STATED GOAL: Set down, word for word, only the lines from the start of the records through the line bearing "Görüntülerin Katılımcılar Arasında\\Paylaştırılmasını"; include no pictures.

[start of DATA PROVIDED]

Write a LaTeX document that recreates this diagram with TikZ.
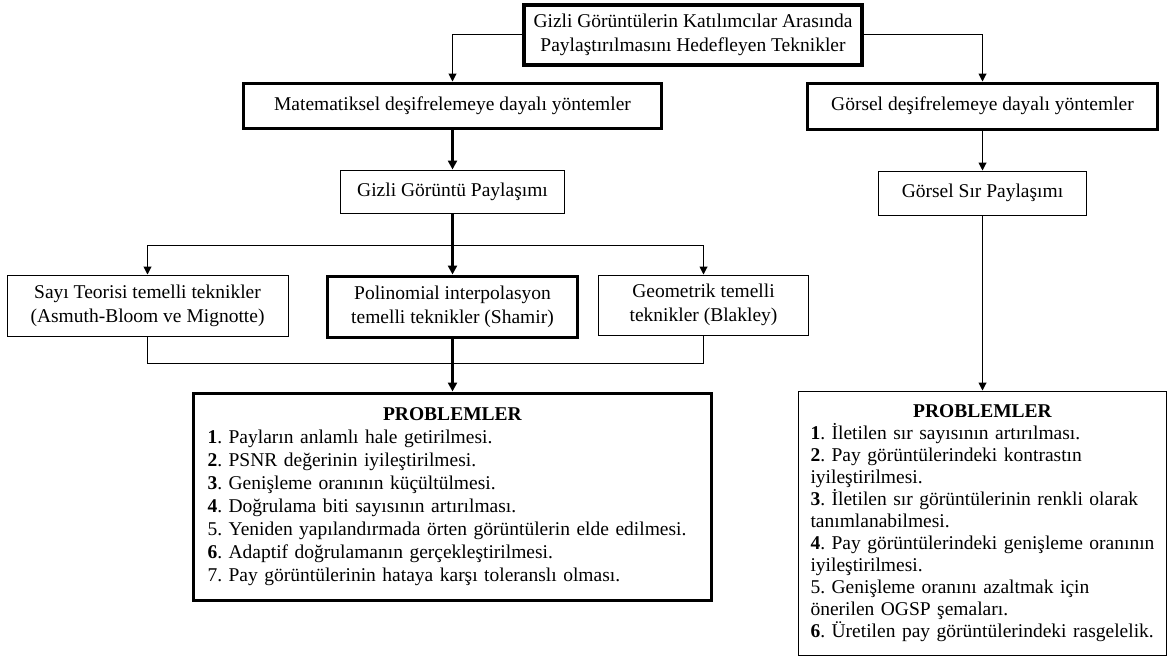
\documentclass[tikz,border=0pt]{standalone}
\usepackage{fontspec}
\setmainfont{Liberation Serif}
\usetikzlibrary{arrows.meta}

\begin{document}
\begin{tikzpicture}[x=1pt,y=-1pt,
  every node/.style={font=\fontsize{19.5}{24}\selectfont\frenchspacing, align=center, inner sep=0pt},
  thinbox/.style={draw, line width=1pt, fill=white},
  thickbox/.style={draw, line width=3pt, fill=white},
  listbox/.style={align=left, inner xsep=14pt},
  link/.style={line width=1pt, -{Triangle[length=8pt,width=8pt]}},
  boldlink/.style={line width=3pt, -{Triangle[length=9pt,width=9pt]}},
  plain/.style={line width=1pt}
]
\useasboundingbox (0,0) rectangle (1169,662);
\newcommand\listhead{\makebox[\hsize][c]{\textbf{PROBLEMLER}}\\}

% top of the hierarchy
\node[thickbox, line width=4pt, minimum width=338pt, minimum height=60pt] (root) at (693,34.5)
  {Gizli Görüntülerin Katılımcılar Arasında\\Paylaştırılmasını Hedefleyen Teknikler};

% two families of methods
\node[thickbox, minimum width=418pt, minimum height=45pt] (mat) at (452.5,105.5)
  {Matematiksel deşifrelemeye dayalı yöntemler};
\node[thickbox, minimum width=350pt, minimum height=46pt] (gor) at (982.5,106)
  {Görsel deşifrelemeye dayalı yöntemler};

\node[thinbox, minimum width=224pt, minimum height=43pt] (gizli) at (452.5,191.5)
  {Gizli Görüntü Paylaşımı};
\node[thinbox, minimum width=208pt, minimum height=44pt] (gsir) at (982.5,193)
  {Görsel Sır Paylaşımı};

% secret image sharing techniques
\node[thinbox, minimum width=281pt, minimum height=61pt] (sayi) at (147.5,305.5)
  {Sayı Teorisi temelli teknikler\\(Asmuth-Bloom ve Mignotte)};
\node[thickbox, minimum width=250pt, minimum height=61pt] (poli) at (452.5,306.5)
  {Polinomial interpolasyon\\temelli teknikler (Shamir)};
\node[thinbox, minimum width=210pt, minimum height=60pt] (geo) at (703.5,305)
  {Geometrik temelli\\teknikler (Blakley)};

% open problems
\node[thickbox, listbox, font=\fontsize{19.5}{23}\selectfont\frenchspacing,
      text width=490pt, minimum height=207pt] (probL) at (452.5,496.5)
  {\listhead
   \textbf{1}. Payların anlamlı hale getirilmesi.\\
   \textbf{2}. PSNR değerinin iyileştirilmesi.\\
   \textbf{3}. Genişleme oranının küçültülmesi.\\
   \textbf{4}. Doğrulama biti sayısının artırılması.\\
   5. Yeniden yapılandırmada örten görüntülerin elde edilmesi.\\
   \textbf{6}. Adaptif doğrulamanın gerçekleştirilmesi.\\
   7. Pay görüntülerinin hataya karşı toleranslı olması.};

\node[thinbox, listbox, inner xsep=12pt, font=\fontsize{19.5}{22}\selectfont\frenchspacing,
      text width=344pt, minimum height=264pt] (probR) at (982.5,523)
  {\listhead
   \textbf{1}. İletilen sır sayısının artırılması.\\
   \textbf{2}. Pay görüntülerindeki kontrastın\\
   iyileştirilmesi.\\
   \textbf{3}. İletilen sır görüntülerinin renkli olarak\\
   tanımlanabilmesi.\\
   \textbf{4}. Pay görüntülerindeki genişleme oranının\\
   iyileştirilmesi.\\
   5. Genişleme oranını azaltmak için\\
   önerilen OGSP şemaları.\\
   \textbf{6}. Üretilen pay görüntülerindeki rasgelelik.};

% connectors
\draw[link] (root.west) -| (mat.north);
\draw[link] (root.east) -| (gor.north);
\draw[boldlink] (mat) -- (gizli);
\draw[link] (gor) -- (gsir);
\draw[boldlink] (gizli) -- (poli);
\coordinate (fork) at (452.5,245.5);
\draw[link] (fork) -| (sayi.north);
\draw[link] (fork) -| (geo.north);
\coordinate (join) at (452.5,363.5);
\draw[plain] (sayi.south) |- (join) -| (geo.south);
\draw[boldlink] (poli) -- (probL);
\draw[link] (gsir) -- (probR);
\end{tikzpicture}
\end{document}
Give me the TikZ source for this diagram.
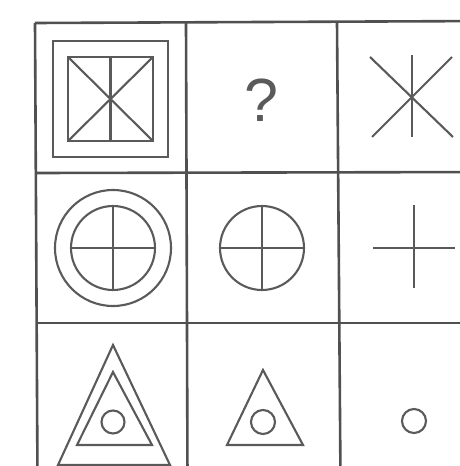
\documentclass[tikz,border=0pt]{standalone}
\usepackage{fontspec}
\setmainfont{Liberation Sans}
\definecolor{ink}{HTML}{5A5A5A}
\definecolor{gridink}{HTML}{505050}
\begin{document}
\begin{tikzpicture}[x=1pt,y=-1pt,
  gridline/.style={draw=gridink,line width=2.6pt},
  fig/.style={draw=ink,line width=2.1pt,line join=miter}]
\useasboundingbox (0,0) rectangle (460,466);
\fill[white] (0,0) rectangle (460,466);
\begin{scope}
\clip (0,0) rectangle (460,466);
% grid
\coordinate (tl) at (35,23);
\coordinate (bl) at (37.5,480);
\draw[gridline] (35,23) -- (490,21);
\draw[gridline] (35.5,173) -- (490,172);
\draw[gridline] (36.5,323) -- (490,323);
\draw[gridline] (tl) -- (bl);
\draw[gridline] (186,22) -- (187.5,480);
\draw[gridline] (337,22) -- (340.5,480);
% cell 1,1
\draw[fig] (52.7,41) rectangle (168.3,156.7);
\draw[fig] (68.3,57.3) rectangle (152.7,140.7);
\draw[fig] (68.3,57.3) -- (152.7,140.7);
\draw[fig] (152.7,57.3) -- (68.3,140.7);
\draw[fig] (110.5,57.3) -- (110.5,140.7);
% cell 1,2
\node[text=ink,font=\fontsize{61}{61}\selectfont,inner sep=0pt] (q) at (261.5,100) {?};
% cell 1,3
\draw[fig] (370,57) -- (453,137);
\draw[fig] (452,57) -- (372,137);
\draw[fig] (412,55) -- (412,137);
% cell 2,1
\draw[fig] (113,248) circle[radius=58];
\draw[fig] (113,248) circle[radius=42];
\draw[fig] (71,248) -- (155,248);
\draw[fig] (113,206) -- (113,290);
% cell 2,2
\draw[fig] (262,248) circle[radius=42];
\draw[fig] (220,248) -- (304,248);
\draw[fig] (262,206) -- (262,290);
% cell 2,3
\draw[fig] (373,248) -- (455,248);
\draw[fig] (414,205) -- (414,288);
% cell 3,1
\draw[fig] (113,345) -- (170,465) -- (58,465) -- cycle;
\draw[fig] (113,372) -- (152,445) -- (77,445) -- cycle;
\draw[fig] (113,422) circle[radius=11.5];
% cell 3,2
\draw[fig] (263,370) -- (303,445) -- (227,445) -- cycle;
\draw[fig] (263,422) circle[radius=12];
% cell 3,3
\draw[fig] (414,421) circle[radius=12];
\end{scope}
\end{tikzpicture}
\end{document}
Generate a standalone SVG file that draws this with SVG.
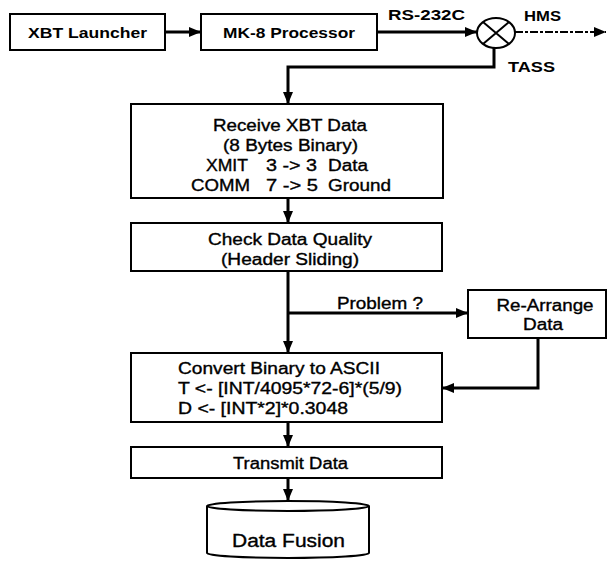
<svg xmlns="http://www.w3.org/2000/svg" width="608" height="561" viewBox="0 0 608 561">
<defs>
<marker id="ah" viewBox="0 0 12 10" refX="12" refY="5" markerWidth="12" markerHeight="10" markerUnits="userSpaceOnUse" orient="auto">
<path d="M0,0 L12,5 L0,10 z" fill="#000"/>
</marker>
</defs>
<style>
.box{fill:#fff;stroke:#000;stroke-width:2}
.t{font-family:"Liberation Sans",Arial,sans-serif;font-size:16px;fill:#000;stroke:#000;stroke-width:0.35}
.b{font-family:"Liberation Sans",Arial,sans-serif;font-size:15px;font-weight:bold;fill:#000}
.c{text-anchor:middle}
.flow{fill:none;stroke:#000;stroke-width:3;marker-end:url(#ah)}
</style>
<rect width="608" height="561" fill="#fff"/>
<g id="connectors">
<path class="flow" d="M165,32 H201"/>
<path class="flow" d="M377,32 H477"/>
<path class="flow" d="M515,32 H606" stroke-dasharray="8 2 3 2" style="stroke-width:2"/>
<path class="flow" d="M494,48 V67 H288 V104"/>
<path class="flow" d="M288,198 V223"/>
<path class="flow" d="M288,271 V353"/>
<path class="flow" d="M288,313 H468"/>
<path class="flow" d="M538,338 V388 H442"/>
<path class="flow" d="M288,422 V447"/>
<path class="flow" d="M288,478 V501"/>
<text class="b" x="388" y="20" textLength="77" lengthAdjust="spacingAndGlyphs">RS-232C</text>
<text class="b" x="524" y="21" textLength="37" lengthAdjust="spacingAndGlyphs">HMS</text>
<text class="b" x="508" y="72" textLength="47" lengthAdjust="spacingAndGlyphs">TASS</text>
<text class="t" x="337" y="309" textLength="86" lengthAdjust="spacingAndGlyphs">Problem ?</text>
</g>
<g id="xbt-launcher">
<rect class="box" x="10" y="14" width="155" height="36"/>
<text class="b c" x="87.5" y="38" textLength="119" lengthAdjust="spacingAndGlyphs">XBT Launcher</text>
</g>
<g id="mk8-processor">
<rect class="box" x="201" y="14" width="176" height="36"/>
<text class="b c" x="289" y="38" textLength="132" lengthAdjust="spacingAndGlyphs">MK-8 Processor</text>
</g>
<g id="junction">
<ellipse cx="496" cy="33" rx="19" ry="15" fill="#fff" stroke="#000" stroke-width="2"/>
<path d="M483,22 L509,44 M509,22 L483,44" stroke="#000" stroke-width="2"/>
</g>
<g id="receive">
<rect class="box" x="131" y="104" width="312" height="94"/>
<text class="t c" x="290" y="131" textLength="154" lengthAdjust="spacingAndGlyphs">Receive XBT Data</text>
<text class="t c" x="290.5" y="151" textLength="135" lengthAdjust="spacingAndGlyphs">(8 Bytes Binary)</text>
<text class="t" x="206" y="171" textLength="42" lengthAdjust="spacingAndGlyphs">XMIT</text>
<text class="t" x="266" y="171" textLength="51" lengthAdjust="spacingAndGlyphs">3 -&gt; 3</text>
<text class="t" x="328" y="171" textLength="40" lengthAdjust="spacingAndGlyphs">Data</text>
<text class="t" x="191" y="191" textLength="59" lengthAdjust="spacingAndGlyphs">COMM</text>
<text class="t" x="266" y="191" textLength="52" lengthAdjust="spacingAndGlyphs">7 -&gt; 5</text>
<text class="t" x="328" y="191" textLength="63" lengthAdjust="spacingAndGlyphs">Ground</text>
</g>
<g id="check">
<rect class="box" x="131" y="223" width="311" height="48"/>
<text class="t c" x="290" y="245" textLength="164" lengthAdjust="spacingAndGlyphs">Check Data Quality</text>
<text class="t c" x="290" y="265" textLength="138" lengthAdjust="spacingAndGlyphs">(Header Sliding)</text>
</g>
<g id="rearrange">
<rect class="box" x="468" y="290" width="138" height="48"/>
<text class="t c" x="545" y="311" textLength="97" lengthAdjust="spacingAndGlyphs">Re-Arrange</text>
<text class="t c" x="543" y="330" textLength="40" lengthAdjust="spacingAndGlyphs">Data</text>
</g>
<g id="convert">
<rect class="box" x="131" y="353" width="311" height="69"/>
<text class="t" x="178" y="374" textLength="202" lengthAdjust="spacingAndGlyphs">Convert Binary to ASCII</text>
<text class="t" x="178" y="394" textLength="224" lengthAdjust="spacingAndGlyphs">T &lt;- [INT/4095*72-6]*(5/9)</text>
<text class="t" x="178" y="414" textLength="170" lengthAdjust="spacingAndGlyphs">D &lt;- [INT*2]*0.3048</text>
</g>
<g id="transmit">
<rect class="box" x="131" y="447" width="311" height="31"/>
<text class="t c" x="290.5" y="469" textLength="115" lengthAdjust="spacingAndGlyphs">Transmit Data</text>
</g>
<g id="data-fusion">
<path d="M207,506 V553 A81,5 0 0 0 369,553 V506" fill="#fff" stroke="#000" stroke-width="2"/>
<ellipse cx="288" cy="506" rx="81" ry="5" fill="#fff" stroke="#000" stroke-width="2"/>
<text class="t c" x="288.5" y="547" style="font-size:18px" textLength="113" lengthAdjust="spacingAndGlyphs">Data Fusion</text>
</g>
</svg>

[end of DATA PROVIDED]

THE ANSWER:
Write a LaTeX document that recreates this diagram with TikZ.
\documentclass[tikz,border=0pt]{standalone}
\usepackage{fontspec}
\setmainfont{Liberation Serif}
\usetikzlibrary{arrows.meta}

\begin{document}
\begin{tikzpicture}[x=1pt,y=-1pt,
  every node/.style={font=\fontsize{19.5}{24}\selectfont\frenchspacing, align=center, inner sep=0pt},
  thinbox/.style={draw, line width=1pt, fill=white},
  thickbox/.style={draw, line width=3pt, fill=white},
  listbox/.style={align=left, inner xsep=14pt},
  link/.style={line width=1pt, -{Triangle[length=8pt,width=8pt]}},
  boldlink/.style={line width=3pt, -{Triangle[length=9pt,width=9pt]}},
  plain/.style={line width=1pt}
]
\useasboundingbox (0,0) rectangle (1169,662);
\newcommand\listhead{\makebox[\hsize][c]{\textbf{PROBLEMLER}}\\}

% top of the hierarchy
\node[thickbox, line width=4pt, minimum width=338pt, minimum height=60pt] (root) at (693,34.5)
  {Gizli Görüntülerin Katılımcılar Arasında\\Paylaştırılmasını Hedefleyen Teknikler};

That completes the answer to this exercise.